TASK: Exactly retype the lines from the top of the data through the line containing "-19.74, -22.67, -25.82]", leaving out every picture.

**** COLLECTED MATERIAL ****

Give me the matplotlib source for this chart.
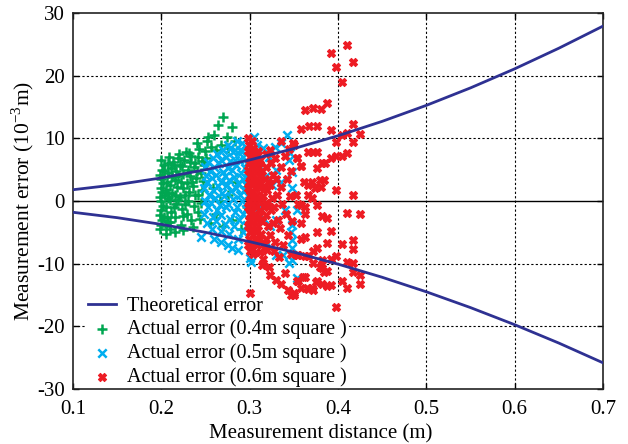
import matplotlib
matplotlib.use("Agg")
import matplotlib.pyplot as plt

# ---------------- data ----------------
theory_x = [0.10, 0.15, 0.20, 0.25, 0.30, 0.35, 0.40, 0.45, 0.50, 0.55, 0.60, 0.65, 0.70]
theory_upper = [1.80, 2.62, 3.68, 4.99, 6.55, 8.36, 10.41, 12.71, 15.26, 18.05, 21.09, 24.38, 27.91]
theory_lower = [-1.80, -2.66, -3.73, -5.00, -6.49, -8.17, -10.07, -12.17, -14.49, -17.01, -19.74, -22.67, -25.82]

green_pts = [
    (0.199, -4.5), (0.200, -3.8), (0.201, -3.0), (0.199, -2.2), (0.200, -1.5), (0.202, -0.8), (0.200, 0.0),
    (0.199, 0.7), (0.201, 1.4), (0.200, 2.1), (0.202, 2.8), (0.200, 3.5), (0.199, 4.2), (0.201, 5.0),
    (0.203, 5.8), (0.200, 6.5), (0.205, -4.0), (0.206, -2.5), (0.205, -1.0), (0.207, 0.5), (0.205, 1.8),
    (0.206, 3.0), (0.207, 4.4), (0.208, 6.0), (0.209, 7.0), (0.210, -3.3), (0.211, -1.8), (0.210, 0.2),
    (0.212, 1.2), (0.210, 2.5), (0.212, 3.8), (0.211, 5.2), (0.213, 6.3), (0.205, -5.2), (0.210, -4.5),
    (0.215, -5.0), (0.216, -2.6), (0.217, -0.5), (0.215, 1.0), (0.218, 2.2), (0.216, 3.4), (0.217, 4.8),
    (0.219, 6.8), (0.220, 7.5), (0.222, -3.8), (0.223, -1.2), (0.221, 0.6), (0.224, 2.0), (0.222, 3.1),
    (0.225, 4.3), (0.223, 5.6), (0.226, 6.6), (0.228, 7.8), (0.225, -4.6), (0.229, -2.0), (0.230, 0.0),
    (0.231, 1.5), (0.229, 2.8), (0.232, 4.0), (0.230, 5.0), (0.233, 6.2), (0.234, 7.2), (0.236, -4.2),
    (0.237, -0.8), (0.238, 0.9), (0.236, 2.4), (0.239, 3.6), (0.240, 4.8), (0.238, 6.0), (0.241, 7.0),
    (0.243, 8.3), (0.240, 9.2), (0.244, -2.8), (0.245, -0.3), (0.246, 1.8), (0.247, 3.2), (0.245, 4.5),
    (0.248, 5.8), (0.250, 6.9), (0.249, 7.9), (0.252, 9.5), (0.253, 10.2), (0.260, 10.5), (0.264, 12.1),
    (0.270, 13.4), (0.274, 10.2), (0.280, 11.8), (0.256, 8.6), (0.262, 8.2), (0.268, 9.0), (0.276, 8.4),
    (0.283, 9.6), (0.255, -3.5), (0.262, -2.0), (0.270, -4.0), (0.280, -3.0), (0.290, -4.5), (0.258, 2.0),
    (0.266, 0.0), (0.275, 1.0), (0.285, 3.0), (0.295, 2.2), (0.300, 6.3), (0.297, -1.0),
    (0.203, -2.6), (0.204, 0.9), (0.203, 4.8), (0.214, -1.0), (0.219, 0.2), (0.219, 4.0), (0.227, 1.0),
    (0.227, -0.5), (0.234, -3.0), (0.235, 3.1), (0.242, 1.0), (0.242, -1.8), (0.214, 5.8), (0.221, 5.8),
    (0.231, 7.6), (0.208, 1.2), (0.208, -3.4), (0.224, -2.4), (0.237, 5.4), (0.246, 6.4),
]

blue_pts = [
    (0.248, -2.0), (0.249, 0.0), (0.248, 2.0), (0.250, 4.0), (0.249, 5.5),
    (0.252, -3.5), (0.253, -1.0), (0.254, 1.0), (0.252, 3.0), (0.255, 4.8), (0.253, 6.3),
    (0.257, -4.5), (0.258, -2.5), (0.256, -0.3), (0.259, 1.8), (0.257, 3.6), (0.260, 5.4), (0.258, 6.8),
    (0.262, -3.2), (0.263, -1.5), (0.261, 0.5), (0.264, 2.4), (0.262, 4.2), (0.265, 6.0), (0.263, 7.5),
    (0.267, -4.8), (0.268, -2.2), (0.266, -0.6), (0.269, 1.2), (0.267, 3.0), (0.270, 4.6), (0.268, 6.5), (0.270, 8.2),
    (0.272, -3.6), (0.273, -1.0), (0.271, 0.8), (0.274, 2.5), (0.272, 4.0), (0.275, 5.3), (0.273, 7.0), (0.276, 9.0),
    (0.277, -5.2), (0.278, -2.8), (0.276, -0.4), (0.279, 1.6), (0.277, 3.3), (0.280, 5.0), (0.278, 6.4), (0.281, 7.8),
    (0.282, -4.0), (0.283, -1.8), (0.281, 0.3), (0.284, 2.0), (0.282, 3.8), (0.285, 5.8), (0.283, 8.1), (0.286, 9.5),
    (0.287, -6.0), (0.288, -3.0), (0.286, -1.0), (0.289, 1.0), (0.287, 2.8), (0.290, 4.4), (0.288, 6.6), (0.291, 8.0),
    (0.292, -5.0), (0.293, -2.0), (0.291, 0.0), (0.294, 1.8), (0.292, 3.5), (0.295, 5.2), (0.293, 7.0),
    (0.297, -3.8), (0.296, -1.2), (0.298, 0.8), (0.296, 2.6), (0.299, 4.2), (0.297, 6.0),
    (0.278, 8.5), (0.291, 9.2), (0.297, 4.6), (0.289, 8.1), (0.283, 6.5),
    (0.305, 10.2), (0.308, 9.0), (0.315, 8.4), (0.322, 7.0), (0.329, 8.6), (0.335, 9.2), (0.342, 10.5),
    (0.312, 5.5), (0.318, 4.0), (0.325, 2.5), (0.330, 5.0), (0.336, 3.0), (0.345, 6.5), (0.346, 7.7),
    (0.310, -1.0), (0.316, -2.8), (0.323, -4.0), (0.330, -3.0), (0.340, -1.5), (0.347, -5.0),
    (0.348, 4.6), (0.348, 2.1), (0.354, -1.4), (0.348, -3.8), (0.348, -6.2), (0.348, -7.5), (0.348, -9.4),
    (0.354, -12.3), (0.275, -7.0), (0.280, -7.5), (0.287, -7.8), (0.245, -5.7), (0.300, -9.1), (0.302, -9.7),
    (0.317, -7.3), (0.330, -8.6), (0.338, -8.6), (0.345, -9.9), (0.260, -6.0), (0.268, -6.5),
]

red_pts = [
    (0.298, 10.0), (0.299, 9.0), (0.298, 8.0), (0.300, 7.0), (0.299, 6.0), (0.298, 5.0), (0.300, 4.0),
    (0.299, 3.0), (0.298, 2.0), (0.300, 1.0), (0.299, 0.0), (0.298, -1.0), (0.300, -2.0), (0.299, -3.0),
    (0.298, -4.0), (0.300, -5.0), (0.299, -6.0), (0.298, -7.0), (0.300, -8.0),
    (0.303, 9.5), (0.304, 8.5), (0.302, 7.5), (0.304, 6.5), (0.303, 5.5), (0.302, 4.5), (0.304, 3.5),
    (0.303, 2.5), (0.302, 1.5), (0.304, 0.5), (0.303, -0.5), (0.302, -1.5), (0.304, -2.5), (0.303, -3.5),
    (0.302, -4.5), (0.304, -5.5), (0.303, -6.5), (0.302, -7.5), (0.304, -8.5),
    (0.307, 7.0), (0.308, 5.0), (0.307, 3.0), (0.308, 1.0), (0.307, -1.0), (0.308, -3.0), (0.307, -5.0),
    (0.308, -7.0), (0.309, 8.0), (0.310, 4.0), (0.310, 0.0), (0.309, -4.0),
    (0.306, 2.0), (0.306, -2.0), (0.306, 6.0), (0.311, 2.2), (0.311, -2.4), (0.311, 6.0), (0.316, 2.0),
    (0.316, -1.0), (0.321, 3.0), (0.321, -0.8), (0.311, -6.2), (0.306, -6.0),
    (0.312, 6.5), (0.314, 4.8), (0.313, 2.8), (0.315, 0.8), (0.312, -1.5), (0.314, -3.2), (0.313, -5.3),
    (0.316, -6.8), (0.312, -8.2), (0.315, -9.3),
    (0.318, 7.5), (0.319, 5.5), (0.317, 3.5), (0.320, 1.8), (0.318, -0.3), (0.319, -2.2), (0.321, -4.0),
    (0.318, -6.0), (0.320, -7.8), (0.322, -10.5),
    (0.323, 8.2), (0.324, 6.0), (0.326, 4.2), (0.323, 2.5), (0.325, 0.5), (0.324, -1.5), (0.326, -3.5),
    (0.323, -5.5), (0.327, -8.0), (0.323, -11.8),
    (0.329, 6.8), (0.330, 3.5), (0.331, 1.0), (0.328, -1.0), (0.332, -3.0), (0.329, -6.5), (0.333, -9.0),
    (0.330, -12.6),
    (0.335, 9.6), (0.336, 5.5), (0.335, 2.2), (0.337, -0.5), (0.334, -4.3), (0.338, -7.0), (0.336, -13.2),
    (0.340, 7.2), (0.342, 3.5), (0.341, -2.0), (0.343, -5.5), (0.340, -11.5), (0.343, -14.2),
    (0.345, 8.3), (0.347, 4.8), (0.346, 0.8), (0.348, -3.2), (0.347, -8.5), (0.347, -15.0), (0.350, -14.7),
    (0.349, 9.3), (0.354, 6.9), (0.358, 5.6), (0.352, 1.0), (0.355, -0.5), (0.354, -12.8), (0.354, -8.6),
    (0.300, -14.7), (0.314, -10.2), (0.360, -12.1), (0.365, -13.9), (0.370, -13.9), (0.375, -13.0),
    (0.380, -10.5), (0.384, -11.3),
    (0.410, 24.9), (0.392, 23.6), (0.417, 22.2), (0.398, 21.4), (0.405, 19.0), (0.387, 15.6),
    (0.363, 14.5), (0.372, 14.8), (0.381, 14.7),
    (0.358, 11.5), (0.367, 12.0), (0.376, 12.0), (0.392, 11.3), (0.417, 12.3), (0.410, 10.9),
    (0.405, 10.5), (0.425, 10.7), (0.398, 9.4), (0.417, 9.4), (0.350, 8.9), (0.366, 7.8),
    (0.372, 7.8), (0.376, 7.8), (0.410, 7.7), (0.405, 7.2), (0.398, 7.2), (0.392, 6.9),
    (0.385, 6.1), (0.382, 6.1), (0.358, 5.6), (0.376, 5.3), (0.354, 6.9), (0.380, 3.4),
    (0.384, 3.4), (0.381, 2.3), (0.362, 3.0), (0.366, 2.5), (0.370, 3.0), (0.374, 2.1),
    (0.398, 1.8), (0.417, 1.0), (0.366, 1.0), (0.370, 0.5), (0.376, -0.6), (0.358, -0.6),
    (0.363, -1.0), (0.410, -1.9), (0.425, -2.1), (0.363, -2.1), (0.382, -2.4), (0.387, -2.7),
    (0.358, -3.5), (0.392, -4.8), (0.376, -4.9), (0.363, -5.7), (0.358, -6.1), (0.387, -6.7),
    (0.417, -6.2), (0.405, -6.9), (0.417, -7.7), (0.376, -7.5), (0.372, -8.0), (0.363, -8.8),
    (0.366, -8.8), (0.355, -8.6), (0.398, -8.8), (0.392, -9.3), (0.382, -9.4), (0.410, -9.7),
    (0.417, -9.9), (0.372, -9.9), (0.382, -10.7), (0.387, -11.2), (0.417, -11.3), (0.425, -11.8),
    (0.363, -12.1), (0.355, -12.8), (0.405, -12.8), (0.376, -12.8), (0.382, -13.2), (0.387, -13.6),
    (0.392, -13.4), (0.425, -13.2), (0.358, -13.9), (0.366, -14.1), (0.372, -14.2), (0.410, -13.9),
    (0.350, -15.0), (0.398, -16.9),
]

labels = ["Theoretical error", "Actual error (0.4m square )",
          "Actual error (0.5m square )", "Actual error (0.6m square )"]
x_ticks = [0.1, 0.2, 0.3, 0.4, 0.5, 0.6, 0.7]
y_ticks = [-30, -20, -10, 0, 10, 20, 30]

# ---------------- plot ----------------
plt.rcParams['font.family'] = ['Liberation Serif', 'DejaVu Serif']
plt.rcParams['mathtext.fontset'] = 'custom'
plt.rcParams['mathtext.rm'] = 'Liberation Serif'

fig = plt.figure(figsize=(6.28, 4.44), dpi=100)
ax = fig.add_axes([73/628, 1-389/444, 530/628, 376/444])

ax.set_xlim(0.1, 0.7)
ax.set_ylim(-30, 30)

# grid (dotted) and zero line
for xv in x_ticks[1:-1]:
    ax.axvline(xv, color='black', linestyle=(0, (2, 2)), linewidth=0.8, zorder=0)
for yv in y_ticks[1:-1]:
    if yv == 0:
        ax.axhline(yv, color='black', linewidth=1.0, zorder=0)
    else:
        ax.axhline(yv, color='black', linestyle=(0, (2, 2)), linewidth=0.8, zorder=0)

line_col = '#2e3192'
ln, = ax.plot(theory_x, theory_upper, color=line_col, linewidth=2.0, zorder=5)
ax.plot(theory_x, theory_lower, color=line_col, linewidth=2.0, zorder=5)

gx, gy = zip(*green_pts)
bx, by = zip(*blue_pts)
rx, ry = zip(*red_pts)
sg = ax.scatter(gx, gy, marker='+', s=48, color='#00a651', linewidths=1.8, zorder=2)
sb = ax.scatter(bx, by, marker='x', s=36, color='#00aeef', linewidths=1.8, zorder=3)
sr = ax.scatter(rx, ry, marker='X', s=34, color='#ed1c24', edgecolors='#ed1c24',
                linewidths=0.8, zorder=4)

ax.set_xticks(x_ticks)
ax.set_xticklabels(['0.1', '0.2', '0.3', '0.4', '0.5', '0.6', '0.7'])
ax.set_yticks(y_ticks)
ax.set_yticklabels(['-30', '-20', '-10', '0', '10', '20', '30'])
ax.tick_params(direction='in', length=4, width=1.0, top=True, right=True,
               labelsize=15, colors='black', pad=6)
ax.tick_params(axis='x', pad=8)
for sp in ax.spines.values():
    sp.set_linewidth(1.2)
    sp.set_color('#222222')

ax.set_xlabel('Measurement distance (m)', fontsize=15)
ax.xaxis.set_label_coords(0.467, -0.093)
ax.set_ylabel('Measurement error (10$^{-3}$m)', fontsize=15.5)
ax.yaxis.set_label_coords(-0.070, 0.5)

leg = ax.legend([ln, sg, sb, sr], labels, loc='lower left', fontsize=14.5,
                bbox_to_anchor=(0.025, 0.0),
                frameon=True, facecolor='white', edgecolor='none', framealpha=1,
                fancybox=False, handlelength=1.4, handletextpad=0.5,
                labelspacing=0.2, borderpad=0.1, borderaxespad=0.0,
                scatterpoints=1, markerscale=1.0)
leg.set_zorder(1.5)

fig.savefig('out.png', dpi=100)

****

EXERCISE RESPONSE:
Give me the matplotlib source for this chart.
import matplotlib
matplotlib.use("Agg")
import matplotlib.pyplot as plt

# ---------------- data ----------------
theory_x = [0.10, 0.15, 0.20, 0.25, 0.30, 0.35, 0.40, 0.45, 0.50, 0.55, 0.60, 0.65, 0.70]
theory_upper = [1.80, 2.62, 3.68, 4.99, 6.55, 8.36, 10.41, 12.71, 15.26, 18.05, 21.09, 24.38, 27.91]
theory_lower = [-1.80, -2.66, -3.73, -5.00, -6.49, -8.17, -10.07, -12.17, -14.49, -17.01, -19.74, -22.67, -25.82]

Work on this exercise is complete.